Many employers will be familiar with the sinking feeling that inevitably accompanies receipt of an unexpected email from the Fair Work Commission (“Commission”). Just when you thought you could finally put an unpleasant employee experience behind you, you’re sent a copy of their unfair dismissal application.
Once received, employers are expected to respond to the application, within seven days, using the Commission’s Form F3 (‘Employer’s Response to Unfair Dismissal Application’). It’s at this stage that many employers then contact their lawyer for advice and assistance.
One of the most common questions we receive from clients facing an unfair dismissal is ‘what on earth is a jurisdictional objection?’. This enquiry is usually prompted by question 2.1 on the Form F3 that asks: “Do you have any jurisdictional or other objection(s) to the application?”
At its simplest, this question is really asking the employer whether they agree the employee is, in fact, legally-entitled to pursue their unfair dismissal claim.
There are, in fact, a number of requirements that must be met by an employee before they become entitled to claim unfair dismissal, and this question provides employers with an important opportunity to challenge the legal validity of the application.
You may then be asking: ‘what are the grounds for objecting to a claim?’. Helpfully, question 2.2 on the Form F3 lists each of these in turn. There are 7 of them so let’s take a closer look:
1. Was the application lodged ‘out of time’? Employees must file their unfair dismissal claim within 21 days of their dismissal taking effect. If it was lodged after that deadline, the employer can object and the employee will then be required to prove there were ‘exceptional circumstances’ which justify an extension to the filing deadline.
2. Was the applicant an ‘employee’? Only employees are protected from unfair dismissal. So, if the applicant was an independent contractor (or anything other than an employee), this is your chance to let the Commission know.
3. Was the applicant actually dismissed? Only an employee who was dismissed at the employer’s initiative can bring a claim for unfair dismissal. This means if the employee voluntarily resigned, you should make this clear in your response.

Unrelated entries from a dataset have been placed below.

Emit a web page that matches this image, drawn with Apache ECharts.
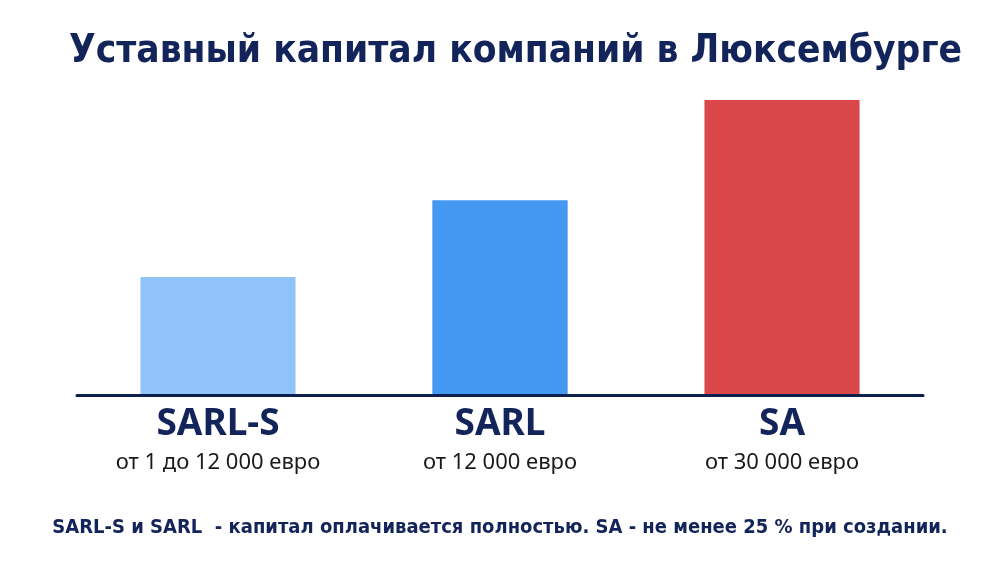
<!DOCTYPE html>
<html>
<head>
<meta charset="utf-8">
<script src="https://cdn.jsdelivr.net/npm/echarts@6/dist/echarts.min.js"></script>
<style>
  html, body { margin: 0; padding: 0; background: #fff; }
  #chart { width: 1000px; height: 563px; }
</style>
</head>
<body>
<div id="chart"></div>
<script>
// данные
const companyTypes = ['SARL-S', 'SARL', 'SA'];
const capitalNotes = ['от 1 до 12 000 евро', 'от 12 000 евро', 'от 30 000 евро'];
// относительная высота столбцов (иллюстративная шкала 0-100)
const relativeHeight = [40, 66, 100];

const titleText = 'Уставный капитал компаний в Люксембурге';
const footerText = 'SARL-S и SARL  - капитал оплачивается полностью. SA - не менее 25 % при создании.';

// стили
const barColors = ['#90c4f8', '#4498f1', '#d9474a'];
const barWidthRatio = [0.55, 0.48, 0.55];
const navy = '#12245a';
const narrowFont = "'DejaVu Sans Condensed', 'Liberation Sans Narrow', Roboto, sans-serif";

const chart = echarts.init(document.getElementById('chart'));

const option = {
    backgroundColor: '#ffffff',
    title: [
        {
            text: titleText,
            left: 64,
            top: 27,
            textStyle: {
                fontFamily: narrowFont,
                fontWeight: 'bold',
                fontSize: 38.5,
                color: navy
            }
        },
        {
            text: footerText,
            left: 'center',
            top: 513,
            textStyle: {
                fontFamily: narrowFont,
                fontWeight: 'bold',
                fontSize: 20,
                color: navy
            }
        }
    ],
    grid: {
        left: 77,
        right: 77,
        top: 100,
        bottom: 168
    },
    xAxis: {
        type: 'category',
        data: companyTypes,
        z: 5,
        axisLine: { lineStyle: { color: '#0d1f4d', width: 3 } },
        axisTick: { show: false },
        axisLabel: {
            margin: 7,
            interval: 0,
            formatter: function (value, idx) {
                return '{a|' + value + '}\n{b|' + capitalNotes[idx] + '}';
            },
            rich: {
                a: {
                    fontFamily: 'Noto Sans',
                    fontWeight: 'bold',
                    fontSize: 37,
                    lineHeight: 44,
                    color: navy
                },
                b: {
                    fontFamily: 'Noto Sans',
                    fontSize: 22,
                    lineHeight: 34,
                    color: '#1a1a1a'
                }
            }
        }
    },
    yAxis: {
        type: 'value',
        min: 0,
        max: 100,
        show: false,
        splitLine: { show: false }
    },
    series: [
        {
            type: 'custom',
            data: relativeHeight.map((v, i) => [i, v]),
            encode: { x: 0, y: 1 },
            renderItem: function (params, api) {
                const idx = api.value(0);
                const top = api.coord([idx, api.value(1)]);
                const base = api.coord([idx, 0]);
                const band = api.size([1, 0])[0];
                const w = band * barWidthRatio[idx];
                return {
                    type: 'rect',
                    shape: { x: top[0] - w / 2, y: top[1], width: w, height: base[1] - top[1] },
                    style: { fill: barColors[idx] }
                };
            }
        }
    ]
};

chart.setOption(option);
</script>
</body>
</html>
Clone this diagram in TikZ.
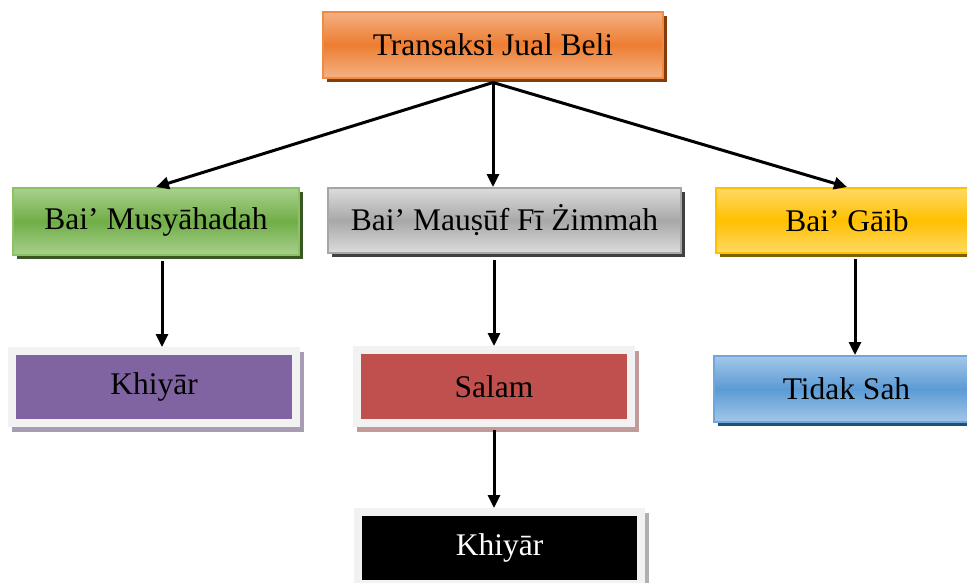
\documentclass[tikz,border=0pt]{standalone}
\usepackage{fontspec}
\setmainfont{Liberation Serif}
\usetikzlibrary{arrows.meta,shadows}

\definecolor{orgEdge}{HTML}{F4B183}
\definecolor{orgMid}{HTML}{ED7D31}
\definecolor{orgLine}{HTML}{F08A45}
\definecolor{orgShadow}{HTML}{843C0C}
\definecolor{grnEdge}{HTML}{A9D18E}
\definecolor{grnMid}{HTML}{70AD47}
\definecolor{grnLine}{HTML}{8CC168}
\definecolor{grnShadow}{HTML}{385723}
\definecolor{gryEdge}{HTML}{DCDCDC}
\definecolor{gryMid}{HTML}{A8A8A8}
\definecolor{gryLine}{HTML}{A6A6A6}
\definecolor{gryShadow}{HTML}{404040}
\definecolor{ylwEdge}{HTML}{FFD966}
\definecolor{ylwMid}{HTML}{FFC000}
\definecolor{ylwLine}{HTML}{FFC000}
\definecolor{ylwShadow}{HTML}{7F6000}
\definecolor{bluEdge}{HTML}{A3C7E8}
\definecolor{bluMid}{HTML}{5B9BD5}
\definecolor{bluLine}{HTML}{6FA7DA}
\definecolor{bluShadow}{HTML}{1F4E79}
\definecolor{frameGray}{HTML}{F2F2F2}
\definecolor{purFill}{HTML}{8064A2}
\definecolor{purShadow}{HTML}{A69CB3}
\definecolor{redFill}{HTML}{C0504D}
\definecolor{redShadow}{HTML}{C29A99}
\definecolor{blkShadow}{HTML}{B0B0B0}

\tikzset{
  txt/.style={font=\fontsize{31.5}{36}\selectfont, inner sep=0pt},
  gradbox/.style n args={4}{txt, rectangle, draw=#3, line width=2pt,
    top color=#1, bottom color=#1, middle color=#2,
    drop shadow={shadow xshift=4pt, shadow yshift=-4pt, fill=#4, opacity=1}},
  framebox/.style 2 args={txt, rectangle, fill=#1, draw=frameGray, line width=8pt,
    drop shadow={shadow xshift=4pt, shadow yshift=-5pt, fill=#2, draw=#2, opacity=1}},
  arr/.style={line width=3pt, -{Triangle[length=13pt,width=12pt]}}
}

\begin{document}
\begin{tikzpicture}[x=1pt,y=-1pt]
  \useasboundingbox (0,0) rectangle (967,582);
  \begin{scope}
    \clip (0,0) rectangle (967,582);

    % top level
    \node[gradbox={orgEdge}{orgMid}{orgLine}{orgShadow},
          minimum width=340pt, minimum height=66pt] (top) at (493,44.5) {Transaksi Jual Beli};

    % second level
    \node[gradbox={grnEdge}{grnMid}{grnLine}{grnShadow},
          minimum width=286pt, minimum height=67pt] (green) at (156,221.5) {Bai’ Musyāhadah};
    \node[gradbox={gryEdge}{gryMid}{gryLine}{gryShadow},
          minimum width=353pt, minimum height=65pt] (gray) at (504.5,220.5) {Bai’ Mauṣūf Fī Żimmah};
    \node[gradbox={ylwEdge}{ylwMid}{ylwLine}{ylwShadow},
          minimum width=262pt, minimum height=65pt] (yellow) at (847,220.5) {Bai’ Gāib};

    % third level
    \node[framebox={purFill}{purShadow},
          minimum width=284pt, minimum height=72pt] (purple) at (154,387) {Khiyār};
    \node[framebox={redFill}{redShadow},
          minimum width=274pt, minimum height=73pt] (salam) at (494,386.5) {Salam};
    \node[gradbox={bluEdge}{bluMid}{bluLine}{bluShadow},
          minimum width=265pt, minimum height=66pt] (tidak) at (846.5,389) {Tidak Sah};

    % fourth level
    \node[framebox={black}{blkShadow}, text=white,
          minimum width=283pt, minimum height=72pt] (black) at (499.5,548) {Khiyār};

    % connectors
    \coordinate (hub) at ([yshift=-4pt]top.south);
    \draw[arr] (hub) -- (green.north);
    \draw[arr] (hub) -- (hub |- gray.north);
    \draw[arr] (hub) -- (yellow.north);

    \coordinate (g1) at ([xshift=6pt,yshift=-5pt]green.south);
    \draw[arr] (g1) -- (g1 |- purple.north);
    \coordinate (g2) at (salam.north |- gray.south);
    \draw[arr] ([yshift=-6pt]g2) -- (salam.north);
    \coordinate (g3) at ([xshift=8pt,yshift=-5pt]yellow.south);
    \draw[arr] (g3) -- (g3 |- tidak.north);
    \coordinate (g4) at ([yshift=-3pt]salam.south);
    \draw[arr] (g4) -- (g4 |- black.north);
  \end{scope}
\end{tikzpicture}
\end{document}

4. Was the applicant made ‘genuinely redundant’? A redundancy which meets all of the Fair Work Act 2009’s requirements of ‘genuineness’ is not an unfair dismissal. If you’ve met all these requirements, make sure the Commission knows it.
5. Did the employee meet the ‘minimum employment period’? An employee only becomes protected from unfair dismissal once:
(i) they have been employed by a small business (one with fewer than 15 employees) for at least 12 months; or
(ii) they have been employed by a business with 15 or more employees for at least 6 months.

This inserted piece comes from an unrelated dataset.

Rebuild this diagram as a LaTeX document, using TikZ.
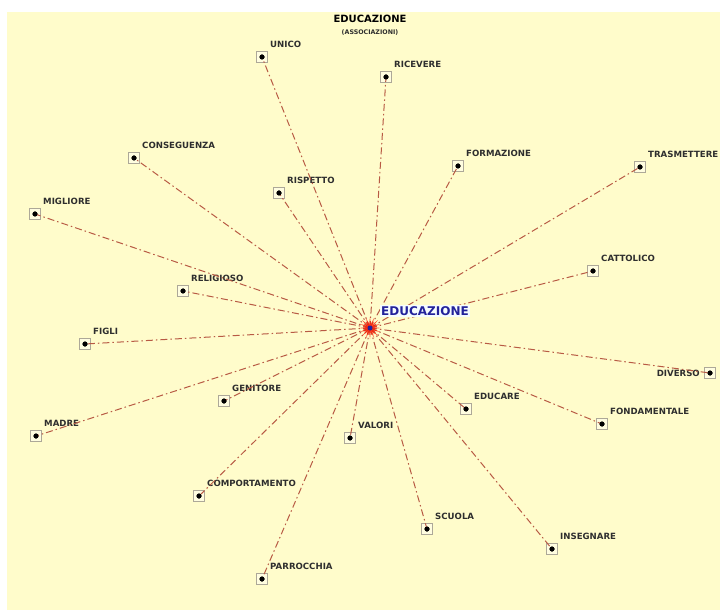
\documentclass[tikz,border=0pt]{standalone}
\usepackage{fontspec}
\setmainfont{DejaVu Sans}
\usetikzlibrary{shapes.geometric}
\definecolor{paper}{HTML}{FFFCCB}
\definecolor{linkred}{HTML}{B85A44}
\definecolor{labelgray}{HTML}{2E2E2E}
\definecolor{hubblue}{HTML}{22229A}
\definecolor{boxgray}{HTML}{ADA898}
\tikzset{
  x=1pt, y=-1pt,
  link/.style={draw=linkred, line width=1pt, dash pattern=on 7pt off 3pt on 1.5pt off 3pt},
  termbox/.style={draw=boxgray, fill=paper!60!white, minimum size=11pt, inner sep=0pt, line width=0.6pt},
  termdot/.style={circle, fill=black, minimum size=5pt, inner sep=0pt},
  termlabel/.style={font=\fontsize{8.6}{10}\selectfont\bfseries, text=labelgray, inner sep=0pt, anchor=west},
}
\newcommand{\term}[4]{%
  \node[termbox] (#1b) at (#2,#3) {};
  \node[termdot] (#1) at (#2,#3) {};
  \node[termlabel] (#1l) at (#2+8,#3-13) {#4};
}
\begin{document}
\begin{tikzpicture}
% canvas
\fill[white] (0,0) rectangle (720,612);
\fill[paper] (7,12) rectangle (720,610);
\useasboundingbox (0,0) rectangle (720,612);

% title
\node[font=\fontsize{10}{11}\selectfont\bfseries, inner sep=0pt] (title) at (370,19) {EDUCAZIONE};
\node[font=\fontsize{6.3}{7}\selectfont\bfseries, text=labelgray, inner sep=0pt] (subtitle) at (370,33) {(ASSOCIAZIONI)};

% hub
\coordinate (hub) at (370,328);

% terms
\term{unico}{262}{57}{UNICO}
\term{ricevere}{386}{77}{RICEVERE}
\term{conseguenza}{134}{158}{CONSEGUENZA}
\term{rispetto}{279}{193}{RISPETTO}
\term{formazione}{458}{166}{FORMAZIONE}
\term{trasmettere}{640}{167}{TRASMETTERE}
\term{migliore}{35}{214}{MIGLIORE}
\term{cattolico}{593}{271}{CATTOLICO}
\term{religioso}{183}{291}{RELIGIOSO}
\term{figli}{85}{344}{FIGLI}
\term{genitore}{224}{401}{GENITORE}
\term{educare}{466}{409}{EDUCARE}
\term{fondamentale}{602}{424}{FONDAMENTALE}
\term{madre}{36}{436}{MADRE}
\term{valori}{350}{438}{VALORI}
\term{comportamento}{199}{496}{COMPORTAMENTO}
\term{scuola}{427}{529}{SCUOLA}
\term{insegnare}{552}{549}{INSEGNARE}
\term{parrocchia}{262}{579}{PARROCCHIA}
% DIVERSO carries its label on the left
\node[termbox] (diversob) at (710,373) {};
\node[termdot] (diverso) at (710,373) {};
\node[termlabel, anchor=east] (diversol) at (700,373) {DIVERSO};

% links from the hub
\foreach \t in {unico,ricevere,conseguenza,rispetto,formazione,trasmettere,migliore,
  cattolico,religioso,figli,genitore,educare,fondamentale,madre,valori,
  comportamento,scuola,insegnare,parrocchia,diverso}
  \draw[link] (hub) -- (\t.center);
\foreach \t in {unico,ricevere,conseguenza,rispetto,formazione,trasmettere,migliore,
  cattolico,religioso,figli,genitore,educare,fondamentale,madre,valori,
  comportamento,scuola,insegnare,parrocchia,diverso}
  \node[termdot] at (\t) {};

% hub burst
\node[star, star points=16, star point ratio=2.6, fill=red!80!orange, minimum size=22pt, inner sep=0pt, opacity=0.75] (burst) at (hub) {};
\node[circle, fill=hubblue, minimum size=5pt, inner sep=0pt] (hubdot) at (hub) {};
\node[font=\fontsize{12}{13}\selectfont\bfseries, text=hubblue, fill=white!80!cyan!20, inner sep=1pt, anchor=west] (hubl) at (380,311) {EDUCAZIONE};
\end{tikzpicture}
\end{document}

If the applicant doesn’t meet this requirement, you can object.
6. Was the applicant being paid more than the ‘High Income Threshold’ (HIT)? An employee who earns more than the HIT is not able to bring an unfair dismissal claim unless they are also covered by a Modern Award or an Enterprise Agreement. The HIT is adjusted each year by the Commission, and is currently set at $145,400 p/a. Compulsory super contributions are excluded from the calculation of the HIT, but the agreed monetary value of other guaranteed entitlements (such as a company car) must be included.
7. If your business is a ‘small business’, was the dismissal consistent with the Small Business Fair Dismissal Code? Many small business employers remain unaware that by carefully following the Code when dismissing an employee, any subsequent unfair dismissal claim can be quite easily defended. You can download the Code here.
Understanding and relying on the above objections to unfair dismissal claims can save employers considerable amounts of time, worry, and money!